_GIVEN TASK_: In the listing that follows, retype every line from the first through the one containing "bud_total = 665.9". Pictures are to be left out.
□ □ □ □ □ □ □
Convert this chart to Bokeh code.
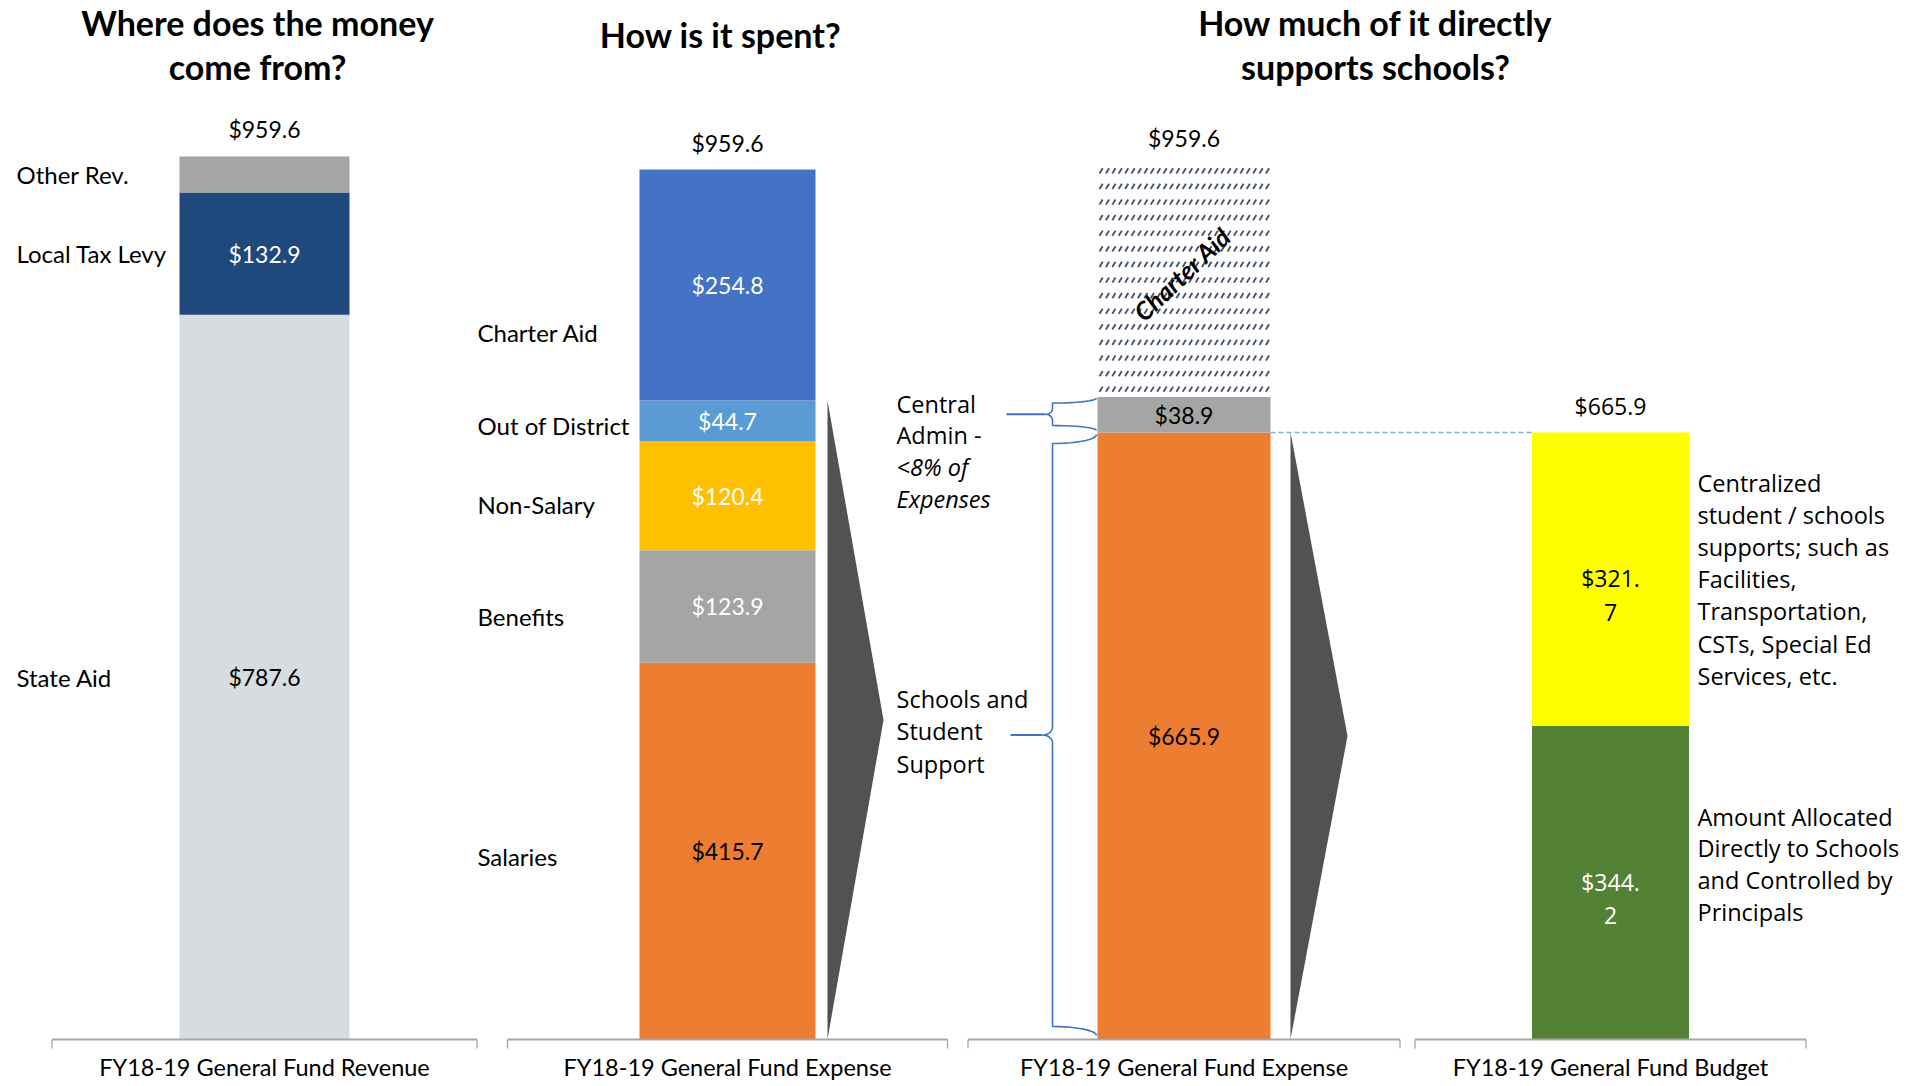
from bokeh.plotting import figure
from bokeh.models import Range1d, ColumnDataSource
from bokeh.core.properties import value
from bokeh.embed import file_html
from bokeh.resources import INLINE
import numpy as np

# ---------------- data ----------------
rev_cats = ["State Aid", "Local Tax Levy", "Other Rev."]
rev_vals = [787.6, 132.9, 39.1]
rev_total = 959.6

exp_cats = ["Salaries", "Benefits", "Non-Salary", "Out of District", "Charter Aid"]
exp_vals = [415.7, 123.9, 120.4, 44.7, 254.8]
exp_total = 959.6

sch_cats = ["Schools and Student Support", "Central Admin", "Charter Aid"]
sch_vals = [665.9, 38.9, 254.8]
sch_total = 959.6

bud_cats = ["Amount Allocated Directly to Schools", "Centralized student / schools supports"]
bud_vals = [344.2, 321.7]
bud_total = 665.9

axis_labels = ["FY18-19 General Fund Revenue", "FY18-19 General Fund Expense",
               "FY18-19 General Fund Expense", "FY18-19 General Fund Budget"]
titles = [["Where does the money", "come from?"], ["How is it spent?"],
          ["How much of it directly", "supports schools?"]]

# ---------------- layout / style ----------------
W, H = 1905, 1080
BASE = 1039                      # screen y of the zero line
centers = [264, 727, 1183.5, 1610]
widths = [170, 176, 173, 157]
scales = [0.9202, 0.9066, 0.9115, 0.9115]   # px per $M
LAB = value("Lato")
SEG = value("Open Sans")

def vrange(s):
    return Range1d(start=(BASE - H) / s, end=BASE / s)

def sy(v, s):
    return BASE - v * s

p = figure(width=W, height=H, output_backend="svg", toolbar_location=None,
           x_range=Range1d(0, W), y_range=vrange(scales[1]),
           x_axis_location=None, y_axis_location=None, min_border=0)
p.extra_y_ranges = {"p1": vrange(scales[0]), "p3": vrange(scales[2]),
                    "scr": Range1d(start=H, end=0)}
p.xgrid.visible = False
p.ygrid.visible = False
p.outline_line_color = None
p.background_fill_color = "white"
p.border_fill_color = "white"

def fmt(v):
    return "$%.1f" % v

def stack(vals):
    tops = list(np.cumsum(vals))
    bots = [0.0] + tops[:-1]
    return bots, tops

# ---------- panel 1 : revenue ----------
b1, t1 = stack(rev_vals)
src1 = ColumnDataSource(dict(x=[centers[0]] * 3, bottom=b1, top=t1,
                             color=["#D6DCE0", "#1F497D", "#A5A5A5"],
                             mid=[(a + b) / 2 for a, b in zip(b1, t1)],
                             cat=rev_cats,
                             lab=[fmt(rev_vals[0]), fmt(rev_vals[1]), ""],
                             lc=["#000000", "#FFFFFF", "#000000"],
                             lx=[16] * 3))
p.vbar(x="x", width=widths[0], bottom="bottom", top="top", fill_color="color",
       line_color=None, source=src1, y_range_name="p1")
p.text(x="x", y="mid", text="lab", text_color="lc", text_font=LAB, text_font_size="23px",
       text_align="center", text_baseline="middle", source=src1, y_range_name="p1")
p.text(x="lx", y="mid", text="cat", text_color="#000000", text_font=LAB, text_font_size="24px",
       text_align="left", text_baseline="middle", source=src1, y_range_name="p1")

# ---------- panel 2 : expense ----------
b2, t2 = stack(exp_vals)
exp_label_y = [856, 616, 504, 425, 332]
src2 = ColumnDataSource(dict(x=[centers[1]] * 5, bottom=b2, top=t2,
                             color=["#ED7D31", "#A5A5A5", "#FFC000", "#5B9BD5", "#4472C4"],
                             mid=[(a + b) / 2 for a, b in zip(b2, t2)],
                             lab=[fmt(v) for v in exp_vals],
                             lc=["#000000", "#FFFFFF", "#FFFFFF", "#FFFFFF", "#FFFFFF"]))
p.vbar(x="x", width=widths[1], bottom="bottom", top="top", fill_color="color",
       line_color=None, source=src2)
p.text(x="x", y="mid", text="lab", text_color="lc", text_font=LAB, text_font_size="23px",
       text_align="center", text_baseline="middle", source=src2)
p.text(x=[477] * 5, y=exp_label_y, text=exp_cats, text_color="#000000", text_font=LAB,
       text_font_size="24px", text_align="left", text_baseline="middle", y_range_name="scr")

# ---------- panel 3 : schools ----------
b3, t3 = stack(sch_vals)
s3 = scales[2]
p.vbar(x=[centers[2]] * 2, width=widths[2], bottom=b3[:2], top=t3[:2],
       fill_color=["#ED7D31", "#A5A5A5"], line_color=None, y_range_name="p3")
# hatched Charter Aid block: rows of short slashes inside the segment
hx0 = centers[2] - widths[2] / 2
hx1 = centers[2] + widths[2] / 2
h_top, h_bot = sy(t3[2], s3), sy(b3[2], s3)
rows = np.arange(h_top + 6, h_bot - 2, 15.6)
cols = np.arange(hx0 + 2, hx1 - 3, 6.4)
HX, HY = np.meshgrid(cols, rows)
HX, HY = HX.ravel(), HY.ravel()
p.segment(x0=HX, y0=HY + 2.6, x1=HX + 3.2, y1=HY - 2.6, line_color="#44546A",
          line_width=1.9, y_range_name="scr")
p.text(x=[centers[2] - 2], y=[(b3[2] + t3[2]) / 2 + 8], text=["Charter Aid"], angle=0.76,
       text_color="#000000", text_font=LAB, text_font_size="25px", text_font_style="bold italic",
       text_align="center", text_baseline="middle", y_range_name="p3")
p.text(x=[centers[2]] * 2, y=[(b3[0] + t3[0]) / 2, (b3[1] + t3[1]) / 2],
       text=[fmt(sch_vals[0]), fmt(sch_vals[1])], text_color="#000000", text_font=LAB,
       text_font_size="23px", text_align="center", text_baseline="middle", y_range_name="p3")

# ---------- panel 4 : budget ----------
b4, t4 = stack(bud_vals)
wrap = lambda v: fmt(v)[:-1] + "\n" + fmt(v)[-1]
p.vbar(x=[centers[3]] * 2, width=widths[3], bottom=b4, top=t4,
       fill_color=["#548235", "#FFFF00"], line_color=None, y_range_name="p3")
p.text(x=[centers[3]] * 2, y=[(a + b) / 2 for a, b in zip(b4, t4)],
       text=[wrap(v) for v in bud_vals], text_color=["#FFFFFF", "#000000"], text_font=SEG,
       text_font_size="23px", text_align="center", text_baseline="middle",
       text_line_height=1.05, y_offset=16, y_range_name="p3")

# ---------- totals above bars ----------
for c, tot, rn in [(centers[0], rev_total, "p1"), (centers[1], exp_total, "default"),
                   (centers[2], sch_total, "p3")]:
    p.text(x=[c], y=[tot], text=[fmt(tot)], text_color="#000000", text_font=LAB,
           text_font_size="23px", text_align="center", text_baseline="middle",
           y_offset=-27, y_range_name=rn)
p.text(x=[centers[3]], y=[bud_total], text=[fmt(bud_total)], text_color="#000000", text_font=SEG,
       text_font_size="23px", text_align="center", text_baseline="middle",
       y_offset=-27, y_range_name="p3")

# ---------- arrows ----------
p.patch(x=[827, 883, 827], y=[sum(exp_vals[:4]), sum(exp_vals[:4]) / 2, 0],
        fill_color="#525252", line_color=None)
p.patch(x=[1290, 1347, 1290], y=[sch_vals[0], sch_vals[0] / 2, 0],
        fill_color="#525252", line_color=None, y_range_name="p3")

# dashed connector
p.segment(x0=[hx1], x1=[centers[3] - widths[3] / 2],
          y0=[bud_total], y1=[bud_total], line_color="#8FAADC", line_width=1.6,
          line_dash="5 3", y_range_name="p3")

# ---------- braces ----------
def brace(x_right, x_mid, x_tip, y_top, y_bot, r_arm, r_mid):
    yc = (y_top + y_bot) / 2
    t = np.linspace(0, np.pi / 2, 12)
    dx = x_right - x_mid
    xs, ys = [], []
    xs += list(x_mid + dx * np.cos(t)); ys += list(y_top + r_arm * np.sin(t))
    dt = x_mid - x_tip
    xs += list(x_tip + dt * np.cos(t)); ys += list(yc - r_mid + r_mid * np.sin(t))
    xs += list(x_tip + dt * np.sin(t)); ys += list(yc + r_mid - r_mid * np.cos(t))
    xs += list(x_mid + dx * np.sin(t)); ys += list(y_bot - r_arm * np.cos(t))
    return xs, ys, yc

bx_r = hx0 - 1
xs, ys, yc1 = brace(bx_r, 1052, 1045, sy(t3[1], s3) + 1, sy(b3[1], s3) - 2, 5, 6)
p.line(xs, ys, line_color="#4472C4", line_width=1.6, y_range_name="scr")
p.line([1006, 1045], [yc1, yc1], line_color="#4472C4", line_width=2, y_range_name="scr")
xs, ys, yc2 = brace(bx_r, 1052, 1042, sy(t3[0], s3) + 2, sy(0, s3) - 4, 9, 8)
p.line(xs, ys, line_color="#4472C4", line_width=1.6, y_range_name="scr")
p.line([1010, 1042], [yc2, yc2], line_color="#4472C4", line_width=2, y_range_name="scr")

# ---------- annotation texts ----------
def lines(x, y0, step, txts, font, size, styles=None):
    st = styles if styles else ["normal"] * len(txts)
    for i, (tt, ss) in enumerate(zip(txts, st)):
        p.text(x=[x], y=[y0 + i * step], text=[tt], text_color="#000000", text_font=font,
               text_font_size=size, text_font_style=ss, text_align="left",
               text_baseline="middle", y_range_name="scr")

lines(896, 403, 31.7, ["Central", "Admin -", "<8% of", "Expenses"], SEG, "23.5px",
      styles=["normal", "normal", "italic", "italic"])
lines(896, 698, 32.5, ["Schools and", "Student", "Support"], SEG, "23.5px")
lines(1697, 482, 32.2, ["Centralized", "student / schools", "supports; such as", "Facilities,",
                        "Transportation,", "CSTs, Special Ed", "Services, etc."], SEG, "23.5px")
lines(1697, 816, 31.8, ["Amount Allocated", "Directly to Schools", "and Controlled by",
                        "Principals"], SEG, "23.5px")

# titles
for c, tl in zip([257, 720, 1375], titles):
    y0 = 34 if len(tl) == 1 else 22
    for i, t in enumerate(tl):
        p.text(x=[c], y=[y0 + 44 * i], text=[t], text_color="#000000", text_font=LAB,
               text_font_size="34px", text_font_style="bold", text_align="center",
               text_baseline="middle", y_range_name="scr")

# ---------- category axes ----------
half = [212.5, 220, 216, 195.5]
x0 = [c - h for c, h in zip(centers, half)]
x1 = [c + h for c, h in zip(centers, half)]
p.segment(x0=x0, x1=x1, y0=[BASE] * 4, y1=[BASE] * 4, line_color="#A6A6A6", line_width=2.2,
          y_range_name="scr")
p.segment(x0=x0 + x1, x1=x0 + x1, y0=[BASE] * 8, y1=[BASE + 9] * 8, line_color="#A6A6A6",
          line_width=1.3, y_range_name="scr")
p.text(x=centers, y=[1066] * 4, text=axis_labels, text_color="#000000", text_font=LAB,
       text_font_size="23.5px", text_align="center", text_baseline="middle", y_range_name="scr")

open("out.html", "w").write(file_html(p, INLINE))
□ □ □ □ □ □ □
_ANSWER_:
Convert this chart to Bokeh code.
from bokeh.plotting import figure
from bokeh.models import Range1d, ColumnDataSource
from bokeh.core.properties import value
from bokeh.embed import file_html
from bokeh.resources import INLINE
import numpy as np

# ---------------- data ----------------
rev_cats = ["State Aid", "Local Tax Levy", "Other Rev."]
rev_vals = [787.6, 132.9, 39.1]
rev_total = 959.6

exp_cats = ["Salaries", "Benefits", "Non-Salary", "Out of District", "Charter Aid"]
exp_vals = [415.7, 123.9, 120.4, 44.7, 254.8]
exp_total = 959.6

sch_cats = ["Schools and Student Support", "Central Admin", "Charter Aid"]
sch_vals = [665.9, 38.9, 254.8]
sch_total = 959.6

bud_cats = ["Amount Allocated Directly to Schools", "Centralized student / schools supports"]
bud_vals = [344.2, 321.7]
bud_total = 665.9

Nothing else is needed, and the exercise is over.